New Englanders have learned to squeeze every ounce out of summer in the city’s 2,200 acres of parks or by paddling the Charles, and they join ubiquitous sports clubs each winter. “You can find everything from jujitsu to boxing to CrossFit,” says Regina O’Brien, 48, fitness director at Benefitness Health Club. There are also burgeoning pop-up fitness tribes like the November Project, which organizes free weekly workouts. And it’s easy to find a job, thanks to more than 50 universities in the metro area, abundant science and medical centers, and a thriving financial district.

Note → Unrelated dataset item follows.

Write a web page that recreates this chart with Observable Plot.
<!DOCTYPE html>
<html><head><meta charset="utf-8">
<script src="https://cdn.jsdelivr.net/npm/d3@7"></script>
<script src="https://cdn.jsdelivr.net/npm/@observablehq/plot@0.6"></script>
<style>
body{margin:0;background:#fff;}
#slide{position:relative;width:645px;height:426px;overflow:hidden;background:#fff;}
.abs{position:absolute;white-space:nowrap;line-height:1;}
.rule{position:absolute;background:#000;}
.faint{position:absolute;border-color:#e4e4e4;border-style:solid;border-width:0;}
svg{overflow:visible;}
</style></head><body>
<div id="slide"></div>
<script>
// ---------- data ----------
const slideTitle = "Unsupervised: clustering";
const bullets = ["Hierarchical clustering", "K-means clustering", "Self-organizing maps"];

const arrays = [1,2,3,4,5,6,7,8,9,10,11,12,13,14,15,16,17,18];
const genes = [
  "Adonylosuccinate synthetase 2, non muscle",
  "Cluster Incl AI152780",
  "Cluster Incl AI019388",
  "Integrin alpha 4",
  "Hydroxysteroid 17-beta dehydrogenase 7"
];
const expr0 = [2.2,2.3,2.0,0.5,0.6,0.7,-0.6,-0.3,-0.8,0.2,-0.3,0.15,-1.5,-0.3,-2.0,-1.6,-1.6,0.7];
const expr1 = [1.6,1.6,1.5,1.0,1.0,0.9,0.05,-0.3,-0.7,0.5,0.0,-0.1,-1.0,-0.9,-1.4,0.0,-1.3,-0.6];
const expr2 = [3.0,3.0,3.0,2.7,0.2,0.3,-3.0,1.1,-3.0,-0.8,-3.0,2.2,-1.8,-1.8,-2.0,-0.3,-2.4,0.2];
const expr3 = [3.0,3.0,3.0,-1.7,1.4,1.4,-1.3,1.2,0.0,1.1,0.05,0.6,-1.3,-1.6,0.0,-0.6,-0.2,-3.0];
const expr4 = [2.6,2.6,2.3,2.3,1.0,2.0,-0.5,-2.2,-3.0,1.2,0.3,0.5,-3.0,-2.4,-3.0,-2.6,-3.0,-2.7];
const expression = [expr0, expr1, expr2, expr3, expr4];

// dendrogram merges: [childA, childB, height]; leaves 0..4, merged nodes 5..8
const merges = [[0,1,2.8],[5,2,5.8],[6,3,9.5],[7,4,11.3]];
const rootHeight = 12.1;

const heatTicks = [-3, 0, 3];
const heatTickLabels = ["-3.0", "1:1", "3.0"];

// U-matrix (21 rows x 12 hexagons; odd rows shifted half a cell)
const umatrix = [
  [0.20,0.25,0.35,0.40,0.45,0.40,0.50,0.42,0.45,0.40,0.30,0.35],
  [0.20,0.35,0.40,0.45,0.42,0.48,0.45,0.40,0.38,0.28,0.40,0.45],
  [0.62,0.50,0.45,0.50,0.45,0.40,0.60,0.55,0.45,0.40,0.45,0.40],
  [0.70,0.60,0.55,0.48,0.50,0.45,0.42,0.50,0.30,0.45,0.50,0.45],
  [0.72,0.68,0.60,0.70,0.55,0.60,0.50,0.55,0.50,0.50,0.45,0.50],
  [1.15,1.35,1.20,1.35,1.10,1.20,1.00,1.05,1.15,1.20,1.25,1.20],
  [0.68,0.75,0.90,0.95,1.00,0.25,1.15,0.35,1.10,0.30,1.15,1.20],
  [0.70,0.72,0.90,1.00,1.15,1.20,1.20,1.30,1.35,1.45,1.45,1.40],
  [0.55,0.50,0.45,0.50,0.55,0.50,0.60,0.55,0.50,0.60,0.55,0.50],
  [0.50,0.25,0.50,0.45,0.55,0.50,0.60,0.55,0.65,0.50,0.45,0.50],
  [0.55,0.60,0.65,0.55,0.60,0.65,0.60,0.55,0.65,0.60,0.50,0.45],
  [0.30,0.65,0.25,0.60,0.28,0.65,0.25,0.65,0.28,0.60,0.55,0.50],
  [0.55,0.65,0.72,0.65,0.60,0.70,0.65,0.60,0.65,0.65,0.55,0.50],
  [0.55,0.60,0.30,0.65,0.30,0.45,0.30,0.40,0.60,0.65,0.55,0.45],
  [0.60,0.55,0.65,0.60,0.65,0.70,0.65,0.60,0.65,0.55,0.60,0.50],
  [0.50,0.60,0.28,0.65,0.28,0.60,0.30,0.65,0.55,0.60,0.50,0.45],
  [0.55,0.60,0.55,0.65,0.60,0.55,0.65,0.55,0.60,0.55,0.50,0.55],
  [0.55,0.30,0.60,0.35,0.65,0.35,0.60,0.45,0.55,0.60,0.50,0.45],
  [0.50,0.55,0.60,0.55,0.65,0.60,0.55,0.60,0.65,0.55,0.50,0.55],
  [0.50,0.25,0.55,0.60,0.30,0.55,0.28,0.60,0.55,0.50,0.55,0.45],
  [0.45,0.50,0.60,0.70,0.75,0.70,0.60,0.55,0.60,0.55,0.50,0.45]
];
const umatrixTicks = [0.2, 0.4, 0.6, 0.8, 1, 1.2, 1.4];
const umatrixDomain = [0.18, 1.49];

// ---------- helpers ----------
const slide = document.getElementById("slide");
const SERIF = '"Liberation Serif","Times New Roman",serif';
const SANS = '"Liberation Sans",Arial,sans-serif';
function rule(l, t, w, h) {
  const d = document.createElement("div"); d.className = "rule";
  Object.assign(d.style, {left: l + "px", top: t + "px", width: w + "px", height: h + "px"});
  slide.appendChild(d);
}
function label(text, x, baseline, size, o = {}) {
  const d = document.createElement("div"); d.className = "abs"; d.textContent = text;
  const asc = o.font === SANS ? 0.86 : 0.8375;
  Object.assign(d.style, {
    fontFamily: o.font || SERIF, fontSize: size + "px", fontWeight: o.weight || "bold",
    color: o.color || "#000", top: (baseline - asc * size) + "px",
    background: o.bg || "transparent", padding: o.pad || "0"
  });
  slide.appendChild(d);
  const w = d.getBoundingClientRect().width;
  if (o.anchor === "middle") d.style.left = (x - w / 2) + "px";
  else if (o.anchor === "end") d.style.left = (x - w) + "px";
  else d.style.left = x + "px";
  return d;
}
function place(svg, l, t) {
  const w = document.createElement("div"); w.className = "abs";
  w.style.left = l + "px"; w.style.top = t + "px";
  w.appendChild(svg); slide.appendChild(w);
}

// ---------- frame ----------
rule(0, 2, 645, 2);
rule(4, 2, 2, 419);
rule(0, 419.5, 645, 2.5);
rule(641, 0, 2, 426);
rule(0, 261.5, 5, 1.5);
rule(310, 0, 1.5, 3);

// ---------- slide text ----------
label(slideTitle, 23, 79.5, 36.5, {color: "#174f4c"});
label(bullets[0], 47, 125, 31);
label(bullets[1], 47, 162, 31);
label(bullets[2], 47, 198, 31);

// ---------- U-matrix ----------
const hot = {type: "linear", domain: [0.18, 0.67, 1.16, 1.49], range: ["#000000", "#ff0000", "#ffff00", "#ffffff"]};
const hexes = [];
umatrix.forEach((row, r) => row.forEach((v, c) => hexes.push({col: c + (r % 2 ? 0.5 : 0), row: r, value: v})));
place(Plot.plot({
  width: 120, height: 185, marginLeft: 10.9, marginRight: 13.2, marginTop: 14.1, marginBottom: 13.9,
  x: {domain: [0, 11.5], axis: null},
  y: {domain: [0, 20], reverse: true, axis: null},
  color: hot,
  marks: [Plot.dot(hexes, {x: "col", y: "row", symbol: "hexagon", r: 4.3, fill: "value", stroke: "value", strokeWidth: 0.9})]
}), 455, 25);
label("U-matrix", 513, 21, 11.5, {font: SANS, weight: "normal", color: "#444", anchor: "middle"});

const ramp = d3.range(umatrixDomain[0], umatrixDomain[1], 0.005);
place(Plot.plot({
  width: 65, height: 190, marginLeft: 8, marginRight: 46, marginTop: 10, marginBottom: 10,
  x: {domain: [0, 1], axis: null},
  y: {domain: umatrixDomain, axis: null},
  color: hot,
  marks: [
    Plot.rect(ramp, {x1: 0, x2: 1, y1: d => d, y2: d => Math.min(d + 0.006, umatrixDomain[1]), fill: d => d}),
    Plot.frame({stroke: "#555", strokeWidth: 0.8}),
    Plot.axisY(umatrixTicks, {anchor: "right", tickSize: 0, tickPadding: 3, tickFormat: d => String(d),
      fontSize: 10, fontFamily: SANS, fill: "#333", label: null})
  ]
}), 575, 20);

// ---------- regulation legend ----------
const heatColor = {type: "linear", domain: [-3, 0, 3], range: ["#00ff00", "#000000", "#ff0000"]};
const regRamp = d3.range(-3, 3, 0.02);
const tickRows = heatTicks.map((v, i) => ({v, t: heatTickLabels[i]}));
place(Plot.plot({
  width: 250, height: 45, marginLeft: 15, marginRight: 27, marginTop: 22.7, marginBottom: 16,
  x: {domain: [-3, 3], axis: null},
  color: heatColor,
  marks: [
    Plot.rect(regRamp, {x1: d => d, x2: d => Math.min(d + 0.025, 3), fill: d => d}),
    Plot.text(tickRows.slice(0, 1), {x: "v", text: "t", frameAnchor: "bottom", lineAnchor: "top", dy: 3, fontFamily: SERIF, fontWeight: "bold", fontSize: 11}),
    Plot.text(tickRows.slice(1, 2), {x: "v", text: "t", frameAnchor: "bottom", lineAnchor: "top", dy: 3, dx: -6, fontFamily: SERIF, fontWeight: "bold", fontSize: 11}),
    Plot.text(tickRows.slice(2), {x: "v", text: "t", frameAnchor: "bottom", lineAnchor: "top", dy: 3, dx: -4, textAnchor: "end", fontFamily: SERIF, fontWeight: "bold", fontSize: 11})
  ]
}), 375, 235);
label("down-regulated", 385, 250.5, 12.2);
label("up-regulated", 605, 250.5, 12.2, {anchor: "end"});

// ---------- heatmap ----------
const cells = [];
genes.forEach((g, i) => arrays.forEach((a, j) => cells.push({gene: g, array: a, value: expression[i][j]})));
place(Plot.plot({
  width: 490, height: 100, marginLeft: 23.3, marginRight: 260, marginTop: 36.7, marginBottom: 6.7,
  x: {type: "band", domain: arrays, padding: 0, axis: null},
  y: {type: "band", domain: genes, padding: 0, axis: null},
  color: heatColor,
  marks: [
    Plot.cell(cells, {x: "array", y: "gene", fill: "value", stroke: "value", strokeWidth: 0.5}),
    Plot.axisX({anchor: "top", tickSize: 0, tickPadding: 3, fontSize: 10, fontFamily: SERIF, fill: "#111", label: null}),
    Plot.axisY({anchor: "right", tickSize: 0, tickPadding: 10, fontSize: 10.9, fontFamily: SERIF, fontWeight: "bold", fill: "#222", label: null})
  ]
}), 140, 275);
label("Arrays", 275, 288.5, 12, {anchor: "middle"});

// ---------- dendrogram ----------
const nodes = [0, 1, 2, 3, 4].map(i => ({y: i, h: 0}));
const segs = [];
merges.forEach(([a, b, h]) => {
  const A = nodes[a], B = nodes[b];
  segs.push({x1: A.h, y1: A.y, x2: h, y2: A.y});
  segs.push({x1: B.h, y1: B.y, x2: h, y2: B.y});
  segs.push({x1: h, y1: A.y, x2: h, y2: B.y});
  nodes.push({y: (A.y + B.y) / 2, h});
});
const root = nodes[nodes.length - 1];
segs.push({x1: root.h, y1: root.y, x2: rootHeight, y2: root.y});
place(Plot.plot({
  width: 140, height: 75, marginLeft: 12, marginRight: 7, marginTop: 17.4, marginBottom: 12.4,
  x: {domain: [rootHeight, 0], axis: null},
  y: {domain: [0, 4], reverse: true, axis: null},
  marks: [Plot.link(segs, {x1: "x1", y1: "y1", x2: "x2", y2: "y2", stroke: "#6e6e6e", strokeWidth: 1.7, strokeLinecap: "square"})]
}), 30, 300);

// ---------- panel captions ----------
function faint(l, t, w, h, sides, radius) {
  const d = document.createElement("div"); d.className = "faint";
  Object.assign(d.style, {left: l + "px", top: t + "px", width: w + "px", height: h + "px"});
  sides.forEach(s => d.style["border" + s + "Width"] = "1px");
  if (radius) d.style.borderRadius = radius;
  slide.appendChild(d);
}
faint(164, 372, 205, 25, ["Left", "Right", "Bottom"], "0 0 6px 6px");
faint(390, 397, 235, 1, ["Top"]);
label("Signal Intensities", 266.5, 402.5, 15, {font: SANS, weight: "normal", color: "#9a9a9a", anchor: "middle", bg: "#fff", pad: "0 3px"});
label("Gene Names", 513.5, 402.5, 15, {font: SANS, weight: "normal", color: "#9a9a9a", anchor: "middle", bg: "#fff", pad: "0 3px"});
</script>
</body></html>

Food and Nightlife: Owing to its immigrant heritage, the city has diverse food roots, from the North End’s famed Italian restaurants to Russian cuisine in Brookline. But what readers loved best was unanimous: the seafood. “Try Summer Shack. They do great oysters like good New Englanders—not fancy or pretentious,” says Nathan Miles, associate meat coordinator at Whole Foods Market.
Access: “Boston is active, young, and a very green city with the parks and the river,” says Rowe. But it’s also easy to escape. The Berkshires, the White Mountains of New Hampshire, the Green Mountains of Vermont, and the beaches of the Cape and North Shore are all within three hours.
Running: “The Boston Marathon is a huge draw, but we have races year-round and a lot of running clubs,” says reader Charlie Felder. Locals love the 18-mile path along the Charles River, the reservoir at Cleveland Circle, and Jamaica Pond.